▸ Job
Check each line of the material below, and copy it if it holds the string "would".
* Begin *
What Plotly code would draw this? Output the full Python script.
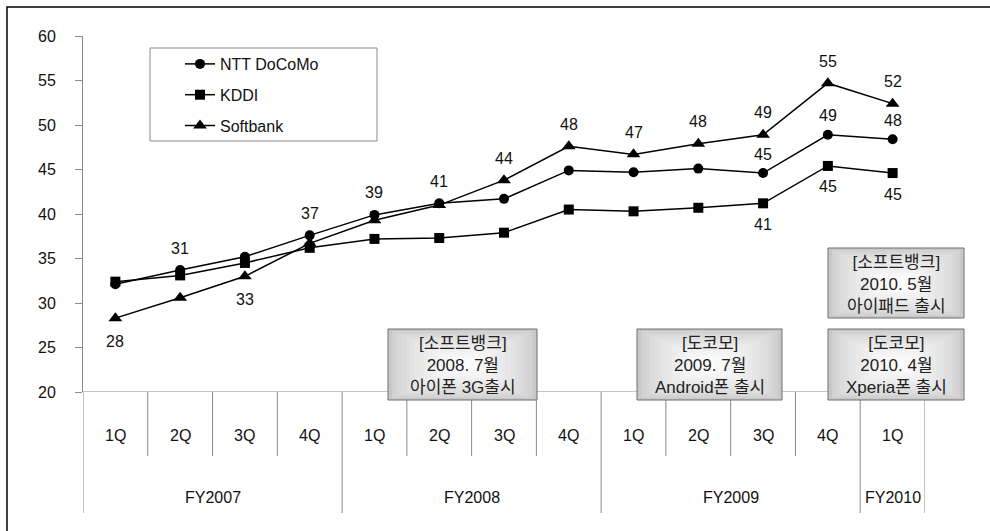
import plotly.graph_objects as go

# ---------------- data ----------------
fiscal_years = ["FY2007"] * 4 + ["FY2008"] * 4 + ["FY2009"] * 4 + ["FY2010"]
quarters = ["1Q", "2Q", "3Q", "4Q"] * 3 + ["1Q"]
docomo = [32.1, 33.7, 35.2, 37.6, 39.9, 41.2, 41.7, 44.9, 44.7, 45.1, 44.6, 48.9, 48.4]
kddi = [32.4, 33.1, 34.5, 36.2, 37.2, 37.3, 37.9, 40.5, 40.3, 40.7, 41.2, 45.4, 44.6]
softbank = [28.3, 30.6, 33.0, 36.7, 39.3, 41.0, 43.8, 47.6, 46.7, 47.9, 48.9, 54.7, 52.4]
series_names = ["NTT DoCoMo", "KDDI", "Softbank"]

y_ticks = [20, 25, 30, 35, 40, 45, 50, 55, 60]

event_texts = [
    "[소프트뱅크]<br>2008. 7월<br>아이폰 3G출시",
    "[도코모]<br>2009. 7월<br>Android폰 출시",
    "[도코모]<br>2010. 4월<br>Xperia폰 출시",
    "[소프트뱅크]<br>2010. 5월<br>아이패드 출시",
]

# ---------------- layout constants (pixels) ----------------
W, H = 990, 531
L, R, T, B = 83, 65, 36, 139
PW, PH = W - L - R, H - T - B

def pxx(px):
    return (px - L) / PW

def pxy(py):
    return (T + PH - py) / PH

cats = [f"{fy} {q}" for fy, q in zip(fiscal_years, quarters)]
n = len(cats)

FONT = "Liberation Sans, Noto Sans CJK KR, sans-serif"
GRAY = "#8a8a8a"

fig = go.Figure()

markers = [("circle", 10), ("square", 10), ("triangle-up", 12)]
for i, (name, vals) in enumerate(zip(series_names, [docomo, kddi, softbank])):
    sym, sz = markers[i]
    fig.add_trace(go.Scatter(
        x=cats, y=vals, name=name, mode="lines+markers",
        line=dict(color="black", width=1.5),
        marker=dict(symbol=sym, size=sz, color="black"),
        legendgroup=name,
        hoverinfo="skip",
    ))

shapes = []
annotations = []

# outer frame (cropped at right/bottom)
shapes.append(dict(type="rect", xref="paper", yref="paper",
                   x0=pxx(7), x1=pxx(1010), y0=pxy(560), y1=pxy(7),
                   line=dict(color="black", width=1.5), fillcolor="rgba(0,0,0,0)"))

# x-axis baseline at y=20
shapes.append(dict(type="line", xref="x", yref="y", x0=-0.5, x1=n - 0.5,
                   y0=y_ticks[0], y1=y_ticks[0], line=dict(color=GRAY, width=1)))

# category dividers
year_bounds = [0] + [i for i in range(1, n) if fiscal_years[i] != fiscal_years[i - 1]] + [n]
for b in range(n + 1):
    bottom = pxy(513) if b in year_bounds else pxy(456)
    shapes.append(dict(type="line", xref="x", yref="paper", x0=b - 0.5, x1=b - 0.5,
                       y0=0, y1=bottom, line=dict(color=GRAY, width=1)))

# quarter labels
for c, q in zip(cats, quarters):
    annotations.append(dict(x=c, y=pxy(435), xref="x", yref="paper", text=q,
                            xanchor="center", yanchor="middle",
                            showarrow=False, font=dict(size=16, color="#111", family=FONT)))
# year labels
for a, b in zip(year_bounds[:-1], year_bounds[1:]):
    annotations.append(dict(x=(a + b - 1) / 2, y=pxy(497), xref="x", yref="paper",
                            text=fiscal_years[a], showarrow=False,
                            xanchor="center", yanchor="middle",
                            font=dict(size=16, color="#111", family=FONT)))

# data labels
lab_font = dict(size=16, color="#111", family=FONT)
sb_below = {0, 2}
for i in range(n):
    if i in sb_below:
        y = min(docomo[i], kddi[i], softbank[i]); ys = -23
    else:
        y = max(docomo[i], kddi[i], softbank[i]); ys = 22
    annotations.append(dict(x=cats[i], y=y, xref="x", yref="y", text=str(round(softbank[i])),
                            showarrow=False, yshift=ys, font=lab_font))
for i in [10, 11, 12]:
    annotations.append(dict(x=cats[i], y=docomo[i], xref="x", yref="y", text=str(round(docomo[i])),
                            showarrow=False, yshift=19, font=lab_font))
    annotations.append(dict(x=cats[i], y=kddi[i], xref="x", yref="y", text=str(round(kddi[i])),
                            showarrow=False, yshift=-21, font=lab_font))

# legend frame
shapes.append(dict(type="rect", xref="paper", yref="paper",
                   x0=pxx(150), x1=pxx(377), y0=pxy(141), y1=pxy(48),
                   line=dict(color=GRAY, width=1), fillcolor="white", layer="below"))

# event callout boxes with faux radial gradient
box_px = [(388, 537, 329, 400), (637, 782, 329, 400), (828, 964, 329, 400), (828, 964, 248, 318)]
N = 16
outer = (200, 200, 200)
inner = (255, 255, 255)
for (x0, x1, y0, y1), txt in zip(box_px, event_texts):
    cx, cy = (x0 + x1) / 2, (y0 + y1) / 2
    hw, hh = (x1 - x0) / 2, (y1 - y0) / 2
    for k in range(N):
        f = k / N
        t = f ** 0.6
        col = tuple(int(o + (iv - o) * t) for o, iv in zip(outer, inner))
        sx = hw * (1 - f * 0.95)
        sy = hh * (1 - f * 0.95)
        shapes.append(dict(type="rect", xref="paper", yref="paper",
                           x0=pxx(cx - sx), x1=pxx(cx + sx), y0=pxy(cy + sy), y1=pxy(cy - sy),
                           line=dict(width=0), fillcolor="rgb(%d,%d,%d)" % col))
    shapes.append(dict(type="rect", xref="paper", yref="paper",
                       x0=pxx(x0), x1=pxx(x1), y0=pxy(y1), y1=pxy(y0),
                       line=dict(color="#6e6e6e", width=1), fillcolor="rgba(0,0,0,0)"))
    annotations.append(dict(x=pxx(cx), y=pxy(cy + 1), xref="paper", yref="paper", text=txt,
                            showarrow=False, align="center", xanchor="center", yanchor="middle",
                            font=dict(size=17, color="#222", family=FONT)))

fig.update_layout(
    width=W, height=H,
    margin=dict(l=L, r=R, t=T, b=B),
    paper_bgcolor="white", plot_bgcolor="white",
    showlegend=True,
    legend=dict(x=pxx(180), y=pxy(47), xanchor="left", yanchor="top",
                bgcolor="rgba(0,0,0,0)", borderwidth=0, tracegroupgap=7,
                font=dict(size=16, color="#111", family=FONT)),
    xaxis=dict(type="category", categoryorder="array", categoryarray=cats,
               range=[-0.5, n - 0.5], showticklabels=False, showgrid=False,
               zeroline=False, showline=False, ticks=""),
    yaxis=dict(range=[y_ticks[0], y_ticks[-1]], tickvals=y_ticks, ticks="outside",
               ticklen=7, tickcolor=GRAY, showline=True, linecolor=GRAY, linewidth=1,
               showgrid=False, zeroline=False, ticklabelstandoff=16,
               tickfont=dict(size=16, color="#111", family=FONT)),
    shapes=shapes,
    annotations=annotations,
)

fig.write_html("out.html")
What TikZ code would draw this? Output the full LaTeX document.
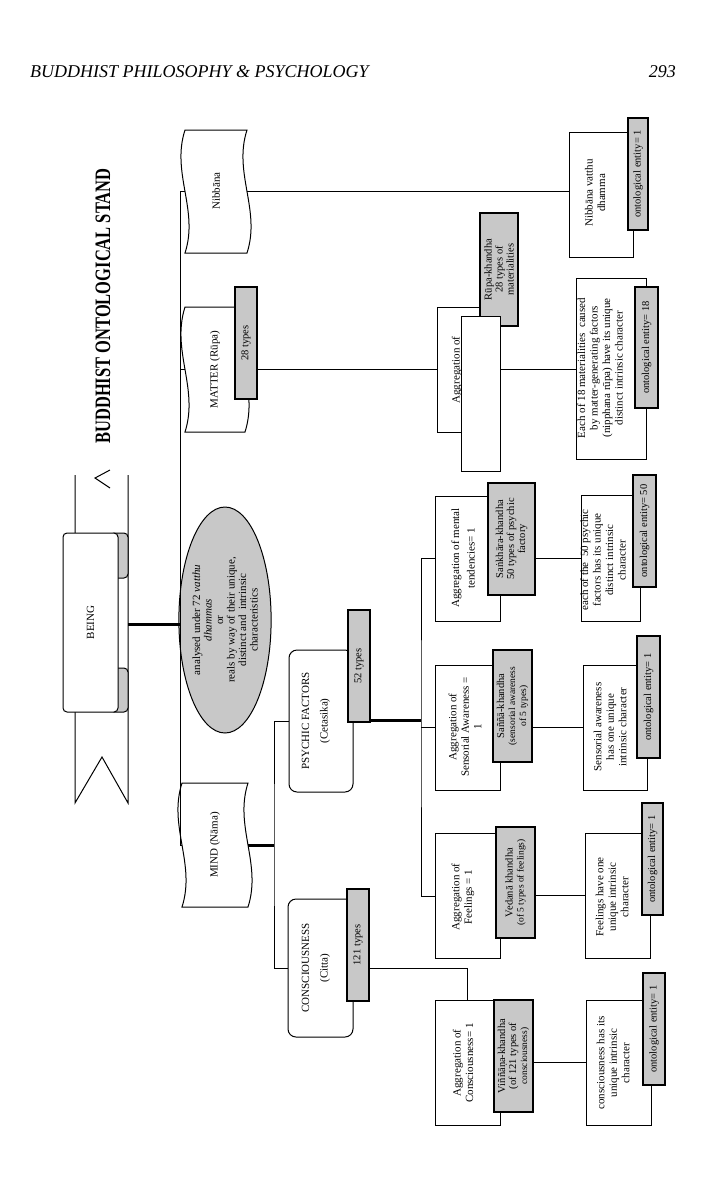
* End *
▸ Result for this task
What Plotly code would draw this? Output the full Python script.
What TikZ code would draw this? Output the full LaTeX document.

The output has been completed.